Va-nu-pieds, Église Santiago, Puente la Reina, Espagne
(photo: André Lebeau, 25 mai 2006)
Quand on se prépare à marcher un peu plus de 800 kilomètres en 32 jours, soit une moyenne de 25 km quotidiennement, et que l’on n’est pas très « plein air », voire sportif, on ne peut faire autrement que de se dire qu’un peu d’entraînement s’impose. Sylvie et Pierre nous en avaient parlé et le site web « Du Québec à Compostelle » regorge de témoignages et de références à cet effet, tout comme les guides que nous avons consultés.

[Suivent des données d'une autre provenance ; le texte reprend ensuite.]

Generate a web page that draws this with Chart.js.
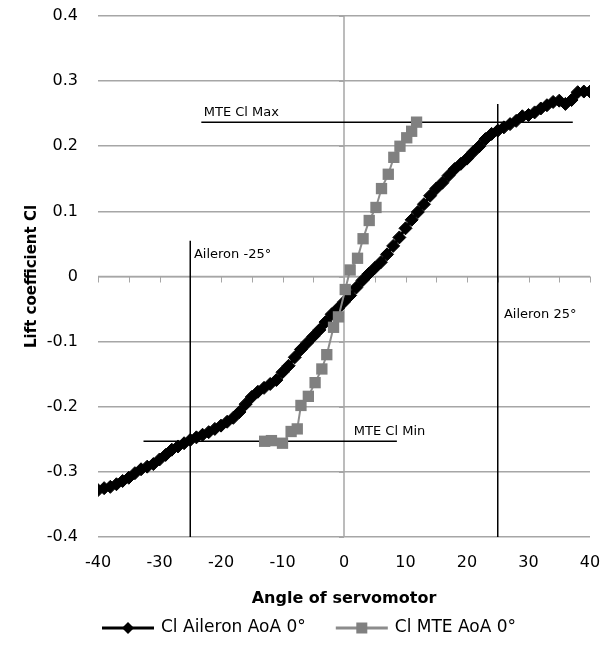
<!DOCTYPE html>
<html><head><meta charset="utf-8">
<script src="https://cdn.jsdelivr.net/npm/chart.js@4/dist/chart.umd.min.js"></script>
<style>html,body{margin:0;padding:0;background:#fff}</style>
</head><body>
<canvas id="c" width="602" height="650"></canvas>
<script>
// ---- data ----
const aileronAngle = [-40,-39,-38,-37,-36,-35,-34,-33,-32,-31,-30,-29,-28,-27,-26,-25,-24,-23,-22,-21,-20,-19,-18,-17,-16,-15,-14,-13,-12,-11,-10,-9,-8,-7,-6,-5,-4,-3,-2,-1,0,1,2,3,4,5,6,7,8,9,10,11,12,13,14,15,16,17,18,19,20,21,22,23,24,25,26,27,28,29,30,31,32,33,34,35,36,37,38,39,40];
const aileronCl = [-0.328,-0.325,-0.323,-0.319,-0.314,-0.309,-0.302,-0.296,-0.292,-0.288,-0.281,-0.274,-0.266,-0.261,-0.256,-0.251,-0.247,-0.243,-0.239,-0.234,-0.229,-0.223,-0.217,-0.208,-0.196,-0.185,-0.177,-0.171,-0.165,-0.159,-0.147,-0.137,-0.124,-0.112,-0.102,-0.092,-0.082,-0.070,-0.058,-0.049,-0.039,-0.029,-0.017,-0.006,0.004,0.013,0.022,0.034,0.047,0.060,0.074,0.087,0.099,0.111,0.124,0.135,0.144,0.155,0.165,0.173,0.181,0.191,0.200,0.211,0.219,0.224,0.229,0.234,0.239,0.246,0.248,0.252,0.258,0.263,0.268,0.270,0.265,0.271,0.283,0.284,0.284];
const mteAngle = [-12.9,-11.8,-10,-8.6,-7.6,-7,-5.8,-4.7,-3.6,-2.8,-1.7,-0.9,0.2,1,2.2,3.1,4.1,5.2,6.1,7.2,8.1,9.1,10.2,11,11.8];
const mteCl = [-0.253,-0.252,-0.256,-0.238,-0.234,-0.198,-0.184,-0.163,-0.142,-0.12,-0.078,-0.062,-0.02,0.01,0.028,0.058,0.086,0.106,0.135,0.157,0.183,0.2,0.213,0.223,0.237];

const aileronNeg25X = [-25,-25], aileronNeg25Y = [0.055,-0.4];
const aileronPos25X = [25,25],   aileronPos25Y = [0.265,-0.4];
const mteClMaxX = [-23.2,37.2],  mteClMaxY = [0.237,0.237];
const mteClMinX = [-32.6,8.6],   mteClMinY = [-0.253,-0.253];

const xTicks = [-40,-30,-20,-10,0,10,20,30,40];
const xMinorTicks = [-40,-35,-30,-25,-20,-15,-10,-5,0,5,10,15,20,25,30,35,40];
const yTicks = [-0.4,-0.3,-0.2,-0.1,0,0.1,0.2,0.3,0.4];
const yTickLabels = ['-0.4','-0.3','-0.2','-0.1','0','0.1','0.2','0.3','0.4'];

const seriesNames = ['Cl Aileron AoA 0°','Cl MTE AoA 0°'];
const noteTexts = ['MTE Cl Max','Aileron -25°','Aileron 25°','MTE Cl Min'];
const noteX = [-22.8,-24.4,26,1.6];
const noteY = [0.252,0.034,-0.058,-0.238];

// ---- helpers ----
const pts = (xs, ys) => xs.map((x, i) => ({x, y: ys[i]}));
const FONT = 'DejaVu Sans';
const GRID = '#a6a6a6';

const refLine = (xs, ys) => ({
  data: pts(xs, ys), borderColor: '#000', borderWidth: 1.5, pointRadius: 0,
  showLine: true, order: 5, label: ''
});

const axesPlugin = {
  id: 'zeroAxes',
  beforeDatasetsDraw(chart) {
    const {ctx, chartArea: a, scales: {x, y}} = chart;
    ctx.save();
    ctx.strokeStyle = GRID; ctx.lineWidth = 1.5;
    const x0 = x.getPixelForValue(0), y0 = y.getPixelForValue(0);
    ctx.beginPath(); ctx.moveTo(x0, a.top); ctx.lineTo(x0, a.bottom); ctx.stroke();
    ctx.beginPath(); ctx.moveTo(a.left, y0); ctx.lineTo(a.right, y0); ctx.stroke();
    ctx.lineWidth = 1;
    yTicks.forEach(v => { const p = Math.round(y.getPixelForValue(v)) + 0.5; ctx.beginPath(); ctx.moveTo(x0 - 5, p); ctx.lineTo(x0, p); ctx.stroke(); });
    xMinorTicks.forEach(v => { const p = Math.round(x.getPixelForValue(v)) + 0.5; ctx.beginPath(); ctx.moveTo(p, y0); ctx.lineTo(p, y0 + 6); ctx.stroke(); });
    ctx.restore();
  },
  afterDatasetsDraw(chart) {
    const {ctx, scales: {x, y}} = chart;
    ctx.save();
    ctx.fillStyle = '#000'; ctx.font = '13px "' + FONT + '"';
    ctx.textAlign = 'left'; ctx.textBaseline = 'middle';
    noteTexts.forEach((t, i) => ctx.fillText(t, x.getPixelForValue(noteX[i]), y.getPixelForValue(noteY[i])));
    ctx.restore();
  },
  afterDraw(chart) {
    const {ctx} = chart;
    ctx.save();
    ctx.font = '17px "' + FONT + '"'; ctx.textBaseline = 'middle'; ctx.textAlign = 'left';
    const yy = 628; let cx = 102;
    const ds = [chart.data.datasets[1], chart.data.datasets[0]];
    ds.forEach(d => {
      ctx.strokeStyle = d.borderColor; ctx.lineWidth = 3;
      ctx.beginPath(); ctx.moveTo(cx, yy); ctx.lineTo(cx + 52, yy); ctx.stroke();
      const mx = cx + 26;
      ctx.fillStyle = d.pointBackgroundColor;
      ctx.beginPath();
      if (d.pointStyle === 'rectRot') {
        const r = 6; ctx.moveTo(mx, yy - r); ctx.lineTo(mx + r, yy); ctx.lineTo(mx, yy + r); ctx.lineTo(mx - r, yy); ctx.closePath();
      } else {
        const h = 5.5; ctx.rect(mx - h, yy - h, 2 * h, 2 * h);
      }
      ctx.fill();
      ctx.fillStyle = '#000';
      ctx.fillText(d.label, cx + 59, yy);
      cx += 59 + ctx.measureText(d.label).width + 30;
    });
    ctx.restore();
  }
};

new Chart(document.getElementById('c'), {
  type: 'scatter',
  data: {
    datasets: [
      { label: seriesNames[1], data: pts(mteAngle, mteCl), showLine: true,
        borderColor: '#8c8c8c', borderWidth: 2, pointStyle: 'rect', pointRadius: 8,
        pointBackgroundColor: '#808080', pointBorderColor: '#808080', pointBorderWidth: 0, order: 1 },
      { label: seriesNames[0], data: pts(aileronAngle, aileronCl), showLine: true,
        borderColor: '#000', borderWidth: 3, pointStyle: 'rectRot', pointRadius: 6.5,
        pointBackgroundColor: '#000', pointBorderColor: '#000', pointBorderWidth: 1, order: 2 },
      refLine(aileronNeg25X, aileronNeg25Y),
      refLine(aileronPos25X, aileronPos25Y),
      refLine(mteClMaxX, mteClMaxY),
      refLine(mteClMinX, mteClMinY)
    ]
  },
  options: {
    responsive: false, animation: false, devicePixelRatio: 1,
    layout: {padding: {top: 16, left: 0, right: 12, bottom: 0}},
    plugins: {legend: {display: false}, tooltip: {enabled: false}},
    scales: {
      x: {
        type: 'linear', min: -40, max: 40,
        afterBuildTicks: s => { s.ticks = xTicks.map(v => ({value: v})); },
        afterFit: s => { s.height = 113; s.paddingLeft = 0; s.paddingRight = 0; },
        grid: {display: false, drawTicks: false},
        border: {display: false},
        ticks: {color: '#000', font: {family: FONT, size: 16}, padding: 16, maxRotation: 0},
        title: {display: true, text: 'Angle of servomotor', color: '#000',
                font: {family: FONT, size: 16, weight: 'bold'}, padding: {top: 0, bottom: 42}}
      },
      y: {
        type: 'linear', min: -0.4, max: 0.4,
        afterBuildTicks: s => { s.ticks = yTicks.map(v => ({value: v})); },
        afterFit: s => { s.width = 98; s.paddingTop = 0; s.paddingBottom = 0; },
        grid: {color: GRID, lineWidth: 1.5, drawTicks: false},
        border: {display: false},
        ticks: {color: '#000', font: {family: FONT, size: 16}, padding: 20,
                callback: (v, i) => yTickLabels[i]},
        title: {display: true, text: 'Lift coefficient Cl', color: '#000',
                font: {family: FONT, size: 15, weight: 'bold'}, padding: {top: 23, bottom: 0}}
      }
    }
  },
  plugins: [axesPlugin]
});
</script>
</body></html>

Le conseil qui a le plus piqué ma curiosité et que je n’ai retrouvé qu'à un seul endroit est celui où l’on nous recommandait de faire des bains de pieds tous les jours, pendant au moins un mois avant le départ, dans une eau chaude saturée de sel de mer pour en raffermir la peau et diminuer le risque d’ampoules. Je ne sais si cela a un fond scientifique, mais Denis et moi avons suivi ce conseil et n'avons pas souffert d’ampoules aux pieds, si ce n'est deux ou trois ampoules de rien du tout.

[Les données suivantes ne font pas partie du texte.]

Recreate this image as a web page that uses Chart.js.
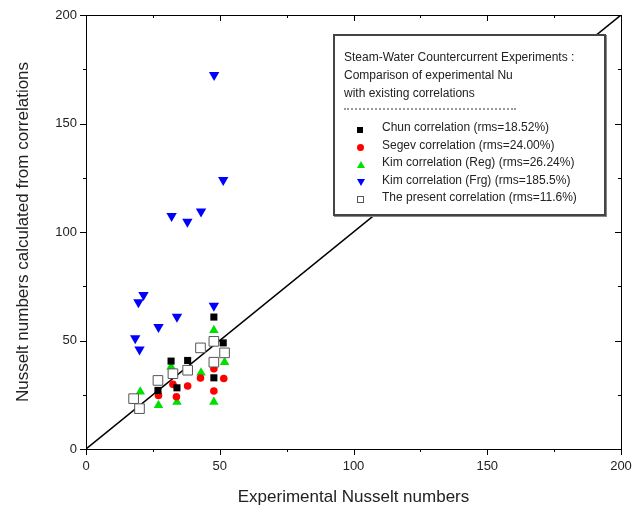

J’ai repensé aux concombres que ma mère faisait tremper dans une saumure semblable pour les raffermir avant de les mettre en conserve et je me suis dit que l’idée n’était pas si bête. Nous ne saurons jamais si ce sont ces bains de pieds qui nous ont prémunis des ampoules si redoutées des pèlerins ou si c’est la qualité de nos chaussettes et nos chaussures, la crème hydratante ou la poudre appliquée toutes les 2 ou 3 heures de marche, ou une combinaison de tout cela, mais si c’était à refaire, je recommencerais les bains de pieds au sel de mer, même si un scientifique me prouvait que ça ne change rien. C’était si agréable, si relaxant.

Mais la préparation physique c’est bien plus que quelques bains de pieds. Il n’y a pas de recette secrète, il faut s’entraîner en fonction de ses besoins. Certains s’entraînent seuls, d’autres joignent des groupes de marche, mais Denis et moi avons préféré nous abonner dans un gym près de chez nous quelques mois avant le départ.

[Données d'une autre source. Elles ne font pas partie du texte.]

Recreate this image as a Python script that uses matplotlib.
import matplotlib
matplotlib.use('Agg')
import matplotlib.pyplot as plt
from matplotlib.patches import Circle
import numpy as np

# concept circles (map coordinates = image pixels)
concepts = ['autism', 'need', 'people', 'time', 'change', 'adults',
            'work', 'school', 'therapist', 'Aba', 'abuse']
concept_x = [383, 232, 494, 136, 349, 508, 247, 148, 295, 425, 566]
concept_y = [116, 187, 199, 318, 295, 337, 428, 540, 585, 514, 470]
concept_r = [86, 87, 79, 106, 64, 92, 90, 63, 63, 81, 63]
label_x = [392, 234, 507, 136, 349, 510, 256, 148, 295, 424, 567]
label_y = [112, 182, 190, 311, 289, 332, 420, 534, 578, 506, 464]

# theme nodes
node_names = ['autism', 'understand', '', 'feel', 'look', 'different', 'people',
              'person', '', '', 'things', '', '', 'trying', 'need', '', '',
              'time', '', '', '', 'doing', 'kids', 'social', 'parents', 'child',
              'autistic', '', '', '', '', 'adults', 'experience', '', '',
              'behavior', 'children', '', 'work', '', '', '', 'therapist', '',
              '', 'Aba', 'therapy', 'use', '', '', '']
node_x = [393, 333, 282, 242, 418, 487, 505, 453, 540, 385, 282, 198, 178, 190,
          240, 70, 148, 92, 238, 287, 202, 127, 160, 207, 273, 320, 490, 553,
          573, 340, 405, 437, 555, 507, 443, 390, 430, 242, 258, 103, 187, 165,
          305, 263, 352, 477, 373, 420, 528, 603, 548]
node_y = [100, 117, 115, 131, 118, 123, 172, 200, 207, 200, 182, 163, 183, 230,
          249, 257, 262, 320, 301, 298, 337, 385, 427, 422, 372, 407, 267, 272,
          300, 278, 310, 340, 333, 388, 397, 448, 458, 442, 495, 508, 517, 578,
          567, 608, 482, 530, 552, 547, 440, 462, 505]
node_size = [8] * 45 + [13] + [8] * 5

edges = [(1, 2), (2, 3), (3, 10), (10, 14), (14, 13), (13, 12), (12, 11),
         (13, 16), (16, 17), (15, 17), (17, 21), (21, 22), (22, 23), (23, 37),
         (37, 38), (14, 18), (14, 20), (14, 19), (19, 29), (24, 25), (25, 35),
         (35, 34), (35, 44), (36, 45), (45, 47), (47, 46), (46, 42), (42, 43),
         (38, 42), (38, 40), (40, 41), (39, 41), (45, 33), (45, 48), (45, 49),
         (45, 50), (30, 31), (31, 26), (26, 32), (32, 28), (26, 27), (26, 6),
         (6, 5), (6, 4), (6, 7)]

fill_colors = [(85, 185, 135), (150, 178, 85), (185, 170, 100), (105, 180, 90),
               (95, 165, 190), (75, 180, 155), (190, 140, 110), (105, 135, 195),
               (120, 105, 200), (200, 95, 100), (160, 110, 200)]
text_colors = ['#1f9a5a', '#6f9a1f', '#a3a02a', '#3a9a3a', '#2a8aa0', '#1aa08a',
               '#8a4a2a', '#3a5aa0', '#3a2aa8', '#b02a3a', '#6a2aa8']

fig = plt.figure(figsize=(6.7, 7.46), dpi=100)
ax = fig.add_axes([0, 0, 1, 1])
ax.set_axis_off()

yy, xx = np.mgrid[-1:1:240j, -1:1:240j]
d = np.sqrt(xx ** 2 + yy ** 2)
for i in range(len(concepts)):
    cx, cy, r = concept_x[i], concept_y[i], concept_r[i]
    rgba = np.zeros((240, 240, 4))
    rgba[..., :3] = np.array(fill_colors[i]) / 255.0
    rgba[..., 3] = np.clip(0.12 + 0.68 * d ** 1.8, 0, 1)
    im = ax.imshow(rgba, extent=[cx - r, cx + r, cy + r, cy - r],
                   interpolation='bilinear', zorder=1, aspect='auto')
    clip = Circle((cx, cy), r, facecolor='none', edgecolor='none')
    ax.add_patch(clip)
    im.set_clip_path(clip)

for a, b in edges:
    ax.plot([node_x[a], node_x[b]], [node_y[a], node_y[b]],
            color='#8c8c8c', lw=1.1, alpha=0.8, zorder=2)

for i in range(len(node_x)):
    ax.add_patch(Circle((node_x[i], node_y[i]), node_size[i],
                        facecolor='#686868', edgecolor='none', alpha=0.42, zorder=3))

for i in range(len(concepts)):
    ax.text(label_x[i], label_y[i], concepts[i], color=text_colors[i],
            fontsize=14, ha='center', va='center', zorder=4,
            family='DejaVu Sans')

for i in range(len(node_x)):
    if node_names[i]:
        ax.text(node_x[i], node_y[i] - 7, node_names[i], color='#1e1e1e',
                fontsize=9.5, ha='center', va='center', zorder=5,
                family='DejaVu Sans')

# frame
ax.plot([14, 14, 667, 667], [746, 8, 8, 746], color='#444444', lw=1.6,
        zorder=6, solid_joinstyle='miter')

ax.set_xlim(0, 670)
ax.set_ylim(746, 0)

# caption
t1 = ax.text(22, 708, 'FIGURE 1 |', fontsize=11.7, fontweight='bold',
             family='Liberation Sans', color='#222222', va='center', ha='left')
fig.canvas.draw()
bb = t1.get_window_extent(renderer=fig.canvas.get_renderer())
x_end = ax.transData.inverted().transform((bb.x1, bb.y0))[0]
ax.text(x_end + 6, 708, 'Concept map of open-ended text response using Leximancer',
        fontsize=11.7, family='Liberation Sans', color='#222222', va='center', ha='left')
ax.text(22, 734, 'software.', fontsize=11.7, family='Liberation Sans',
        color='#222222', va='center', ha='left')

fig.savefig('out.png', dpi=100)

Après s’être informée de notre projet et de nos habitudes de vie, une kinésiologue nous a préparé un programme axé principalement sur le cardio-vasculaire, afin d’augmenter notre endurance pour la marche au long cours, et sur le tonus musculaire des abdominaux, des dorsaux et des jambiers. Au bout de quelques semaines, nous avons commencé à apporter notre sac à dos au gym, d’abord presque vide, puis de plus en plus chargé, jusqu’à atteindre le poids que nous aurions à transporter. Ainsi accoutrés sur le tapis roulant, ajusté avec une forte dénivellation et une vitesse variable, nous attirions bien des regards, mais comme on dit : « Si on ne vaut pas une risée, on ne vaut pas grand-chose ».

Nous avons aussi fait plusieurs excursions à l’extérieur, sur le Mont-Royal, entre autres, mais aussi une randonnée mémorable le long du Canal Lachine à Montréal : 37 kilomètres au bout desquels nous pensions tous les deux mourir. Nous n’avions pas bu assez d’eau et pas assez mangé. En arrivant à la maison, Denis a fait une forte fièvre et en a eu pour quelques jours à s’en remettre, mais nous avons compris – et ne l’avons jamais oublié une seule fois sur le Chemin – que les conseils sur l’hydratation n’étaient pas exagérés : buvez! buvez! buvez! (de l’eau, bien sûr). Et buvez avant de ressentir la soif, car si vous la ressentez, c’est que votre corps vous envoie des signaux, que vous avez trop attendu, donc. Avant même de prendre la route, le matin, nous buvions 500 ml d’eau pour bien partir la journée. Et ça fait toujours ça de moins à transporter sur son dos!

Les tendons, les muscles et les articulations ont besoin d’eau douce pour bien fonctionner, comme les pieds ont besoin d’eau salée pour s’endurcir.

À bien y penser, c’est un peu bizarre, tout de même : plus on se baigne les pieds dans l’eau salée, moins on a de chance d’avoir des ampoules remplies d’eau!